Although the tax is on the production of the distilled spirits and accrues when production is complete, still, the law makes certain allowances for loss of the liquor after production and while it remains in bond. An allowance is made for leakage or evaporation, or if the liquor is otherwise lost while on the premises of a registered distiller and before deposit in an internal revenue bonded warehouse, or if lost while being transferred between buildings constituting a bonded warehouse, or while being transferred by a common carrier from a distillery to a bonded warehouse, or between bonded warehouses, or if the spirits are withdrawn for use in the fortification of sweet wines, and are lost while stored in bonded winery premises, or if they are lost by theft, or if they are voluntarily destroyed by the distillers because unfit for beverage purposes. In all such cases the Commissioner of Internal Revenue is authorized to abate the tax on the liquor so lost, that is to say, the liability for the tax is extinguished.
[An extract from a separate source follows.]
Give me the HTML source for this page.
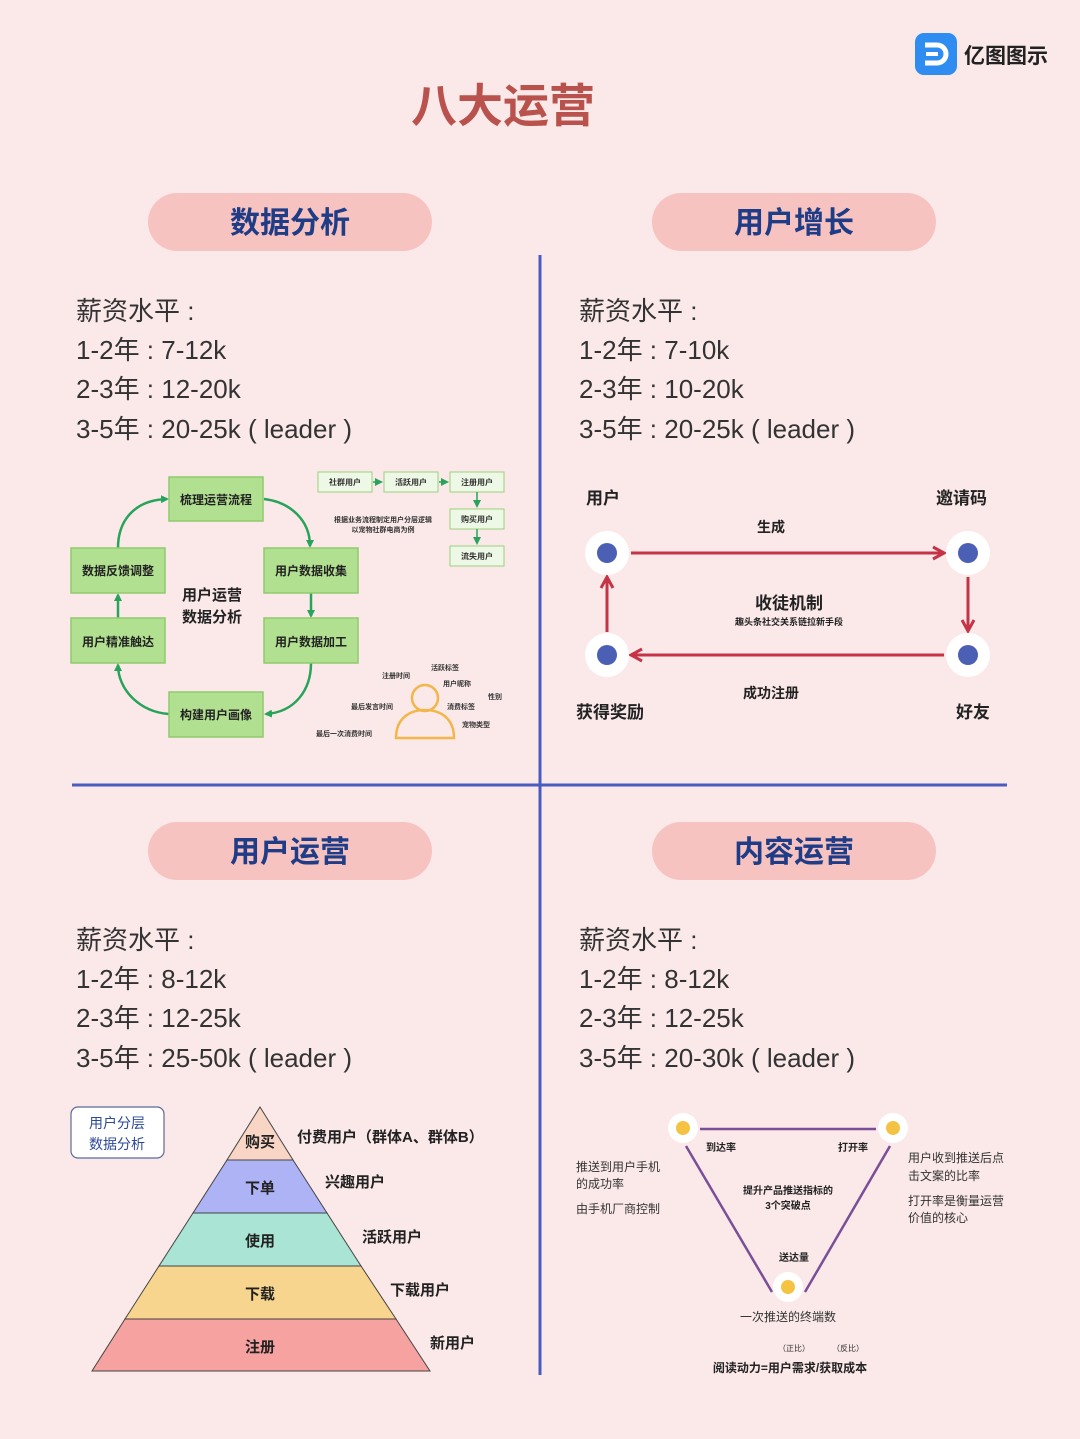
<!DOCTYPE html>
<html><head><meta charset="utf-8"><style>
html,body{margin:0;padding:0;background:#fbe9e9;}
svg{display:block;font-family:"Liberation Sans","Noto Sans CJK SC",sans-serif;}
</style></head><body>
<svg width="1080" height="1439" viewBox="0 0 1080 1439" xmlns="http://www.w3.org/2000/svg">
<defs>
<marker id="ga" markerWidth="8" markerHeight="8" refX="6" refY="4" orient="auto" markerUnits="userSpaceOnUse"><path d="M0,0 L8,4 L0,8 z" fill="#27a35a"/></marker>
<marker id="ra" markerWidth="16" markerHeight="16" refX="13" refY="8" orient="auto" markerUnits="userSpaceOnUse"><path d="M2,2 L13,8 L2,14" fill="none" stroke="#c43446" stroke-width="3"/></marker>
</defs>
<rect width="1080" height="1439" fill="#fbe9e9"/>
<rect x="915" y="33" width="42" height="42" rx="9" fill="#2f8cf0"/>
<path d="M925,45 h12 a9,9 0 0 1 0,18 h-12" fill="none" stroke="#fff" stroke-width="5"/>
<line x1="926" y1="54" x2="938" y2="54" stroke="#fff" stroke-width="4"/>
<text x="964" y="63" font-size="21" font-weight="bold" fill="#222">亿图图示</text>
<text x="503" y="122" font-size="46" font-weight="bold" fill="#b9524c" text-anchor="middle">八大运营</text>
<line x1="540" y1="255" x2="540" y2="1375" stroke="#4a5bbf" stroke-width="3"/>
<line x1="72" y1="785" x2="1007" y2="785" stroke="#4a5bbf" stroke-width="3"/>
<g font-size="30" font-weight="bold" fill="#1f3c86" text-anchor="middle">
<rect x="148" y="193" width="284" height="58" rx="29" fill="#f7c3c1"/><text x="290" y="233">数据分析</text>
<rect x="652" y="193" width="284" height="58" rx="29" fill="#f7c3c1"/><text x="794" y="233">用户增长</text>
<rect x="148" y="822" width="284" height="58" rx="29" fill="#f7c3c1"/><text x="290" y="862">用户运营</text>
<rect x="652" y="822" width="284" height="58" rx="29" fill="#f7c3c1"/><text x="794" y="862">内容运营</text>
</g>
<g font-size="26" fill="#333">
<text x="76" y="320">薪资水平 :</text><text x="76" y="359">1-2年 : 7-12k</text><text x="76" y="398">2-3年 : 12-20k</text><text x="76" y="438">3-5年 : 20-25k ( leader )</text>
<text x="579" y="320">薪资水平 :</text><text x="579" y="359">1-2年 : 7-10k</text><text x="579" y="398">2-3年 : 10-20k</text><text x="579" y="438">3-5年 : 20-25k ( leader )</text>
<text x="76" y="949">薪资水平 :</text><text x="76" y="988">1-2年 : 8-12k</text><text x="76" y="1027">2-3年 : 12-25k</text><text x="76" y="1067">3-5年 : 25-50k ( leader )</text>
<text x="579" y="949">薪资水平 :</text><text x="579" y="988">1-2年 : 8-12k</text><text x="579" y="1027">2-3年 : 12-25k</text><text x="579" y="1067">3-5年 : 20-30k ( leader )</text>
</g>
<g fill="none" stroke="#27a35a" stroke-width="2.5">
<path d="M118,548 C118,520 135,500 167,499" marker-end="url(#ga)"/>
<path d="M264,499 C290,502 310,520 310,546" marker-end="url(#ga)"/>
<path d="M311,593 L311,616" marker-end="url(#ga)"/>
<path d="M311,663 C311,690 295,712 266,714" marker-end="url(#ga)"/>
<path d="M169,714 C140,712 118,690 118,665" marker-end="url(#ga)"/>
<path d="M118,618 L118,595" marker-end="url(#ga)"/>
</g>
<g fill="#b2e091" stroke="#8fca6c" stroke-width="1.5">
<rect x="169" y="477" width="94" height="44"/><rect x="71" y="548" width="94" height="45"/><rect x="264" y="548" width="94" height="45"/>
<rect x="71" y="618" width="94" height="45"/><rect x="264" y="618" width="94" height="45"/><rect x="169" y="692" width="94" height="45"/>
</g>
<g font-size="12" font-weight="bold" fill="#222" text-anchor="middle">
<text x="216" y="504">梳理运营流程</text><text x="118" y="575">数据反馈调整</text><text x="311" y="575">用户数据收集</text>
<text x="118" y="646">用户精准触达</text><text x="311" y="646">用户数据加工</text><text x="216" y="719">构建用户画像</text>
<text x="212" y="600" font-size="15">用户运营</text><text x="212" y="622" font-size="15">数据分析</text>
</g>
<g fill="#eef8e6" stroke="#9bd07a" stroke-width="1">
<rect x="318" y="472" width="54" height="20"/><rect x="384" y="472" width="54" height="20"/><rect x="450" y="472" width="54" height="20"/>
<rect x="450" y="509" width="54" height="20"/><rect x="450" y="546" width="54" height="20"/>
</g>
<g stroke="#27a35a" stroke-width="1.5" fill="none">
<path d="M373,482 L381,482" marker-end="url(#ga)"/><path d="M439,482 L447,482" marker-end="url(#ga)"/>
<path d="M477,492 L477,506" marker-end="url(#ga)"/><path d="M477,529 L477,543" marker-end="url(#ga)"/>
</g>
<g font-size="8" font-weight="bold" fill="#333" text-anchor="middle">
<text x="345" y="485">社群用户</text><text x="411" y="485">活跃用户</text><text x="477" y="485">注册用户</text>
<text x="477" y="522">购买用户</text><text x="477" y="559">流失用户</text>
<text x="383" y="522" font-size="7">根据业务流程制定用户分层逻辑</text><text x="383" y="532" font-size="7">以宠物社群电商为例</text>
</g>
<g fill="none" stroke="#f2b64a" stroke-width="2.5">
<circle cx="425" cy="698" r="13"/><path d="M396,738 C396,718 410,710 425,710 C440,710 454,718 454,738 Z"/>
</g>
<g font-size="7" font-weight="bold" fill="#333">
<text x="382" y="678">注册时间</text><text x="431" y="670">活跃标签</text><text x="443" y="686">用户昵称</text><text x="488" y="699">性别</text>
<text x="351" y="709">最后发言时间</text><text x="447" y="709">消费标签</text><text x="462" y="727">宠物类型</text><text x="316" y="736">最后一次消费时间</text>
</g>
<g font-size="17" font-weight="bold" fill="#222">
<text x="586" y="504">用户</text><text x="936" y="504">邀请码</text><text x="576" y="718">获得奖励</text><text x="956" y="718">好友</text>
<text x="771" y="532" font-size="14" text-anchor="middle">生成</text><text x="771" y="698" font-size="14" text-anchor="middle">成功注册</text>
<text x="789" y="609" text-anchor="middle">收徒机制</text><text x="789" y="625" font-size="9" text-anchor="middle">趣头条社交关系链拉新手段</text>
</g>
<g stroke="#c43446" stroke-width="3" fill="none">
<line x1="631" y1="553" x2="944" y2="553" marker-end="url(#ra)"/>
<line x1="968" y1="577" x2="968" y2="631" marker-end="url(#ra)"/>
<line x1="944" y1="655" x2="631" y2="655" marker-end="url(#ra)"/>
<line x1="607" y1="632" x2="607" y2="577" marker-end="url(#ra)"/>
</g>
<g fill="#fff"><circle cx="607" cy="553" r="22"/><circle cx="968" cy="553" r="22"/><circle cx="607" cy="655" r="22"/><circle cx="968" cy="655" r="22"/></g>
<g fill="#4b5fb5"><circle cx="607" cy="553" r="10"/><circle cx="968" cy="553" r="10"/><circle cx="607" cy="655" r="10"/><circle cx="968" cy="655" r="10"/></g>
<rect x="71" y="1107" width="93" height="51" rx="7" fill="#fff" stroke="#5a6a9a" stroke-width="1.2"/>
<text x="117" y="1128" font-size="14" fill="#2d4a9a" text-anchor="middle">用户分层</text>
<text x="117" y="1149" font-size="14" fill="#2d4a9a" text-anchor="middle">数据分析</text>
<g stroke="#444" stroke-width="1">
<polygon points="260,1107 293,1160 227,1160" fill="#f8d5c4"/>
<polygon points="227,1160 293,1160 327,1213 193,1213" fill="#aeb3f5"/>
<polygon points="193,1213 327,1213 361,1266 159,1266" fill="#a9e4d4"/>
<polygon points="159,1266 361,1266 396,1319 125,1319" fill="#f8d58e"/>
<polygon points="125,1319 396,1319 430,1371 92,1371" fill="#f6a2a0"/>
</g>
<g font-size="15" font-weight="bold" fill="#222">
<g text-anchor="middle"><text x="260" y="1147">购买</text><text x="260" y="1193">下单</text><text x="260" y="1246">使用</text><text x="260" y="1299">下载</text><text x="260" y="1352">注册</text></g>
<text x="297" y="1142">付费用户（群体A、群体B）</text><text x="325" y="1187">兴趣用户</text><text x="362" y="1242">活跃用户</text><text x="390" y="1295">下载用户</text><text x="430" y="1348">新用户</text>
</g>
<g stroke="#7a4f98" stroke-width="2.5" fill="none">
<line x1="700" y1="1129" x2="876" y2="1129"/><line x1="686" y1="1146" x2="772" y2="1292"/><line x1="890" y1="1146" x2="805" y2="1292"/>
</g>
<g fill="#fff"><circle cx="683" cy="1128" r="15"/><circle cx="893" cy="1128" r="15"/><circle cx="788" cy="1287" r="15"/></g>
<g fill="#f5c342"><circle cx="683" cy="1128" r="7"/><circle cx="893" cy="1128" r="7"/><circle cx="788" cy="1287" r="7"/></g>
<g font-size="10" font-weight="bold" fill="#222">
<text x="706" y="1151">到达率</text><text x="838" y="1151">打开率</text><text x="779" y="1261">送达量</text>
<text x="788" y="1194" text-anchor="middle">提升产品推送指标的</text><text x="788" y="1209" text-anchor="middle">3个突破点</text>
<text x="790" y="1372" font-size="12" text-anchor="middle">阅读动力=用户需求/获取成本</text>
</g>
<g font-size="12" fill="#333">
<text x="576" y="1171">推送到用户手机</text><text x="576" y="1188">的成功率</text><text x="576" y="1213">由手机厂商控制</text>
<text x="908" y="1162">用户收到推送后点</text><text x="908" y="1180">击文案的比率</text><text x="908" y="1205">打开率是衡量运营</text><text x="908" y="1222">价值的核心</text>
<text x="788" y="1321" text-anchor="middle">一次推送的终端数</text>
<text x="778" y="1351" font-size="8">（正比）</text><text x="832" y="1351" font-size="8">（反比）</text>
</g>
</svg>
</body></html>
And, if taxes have been inadvertently paid on spirits so lost, subsection (c) of section 2901, as amended by the Act of April 8, 1942, permits the refund of them. But this, by its terms, refers only to taxes which may have been paid subsequent to the loss or destruction of the liquor in the manner set out above. It has no application to a loss of liquor after payment of the tax.

When the spirits have once been withdrawn from the warehouse, and the tax has been paid, no provision is made in the law for loss or destruction of them thereafter. The...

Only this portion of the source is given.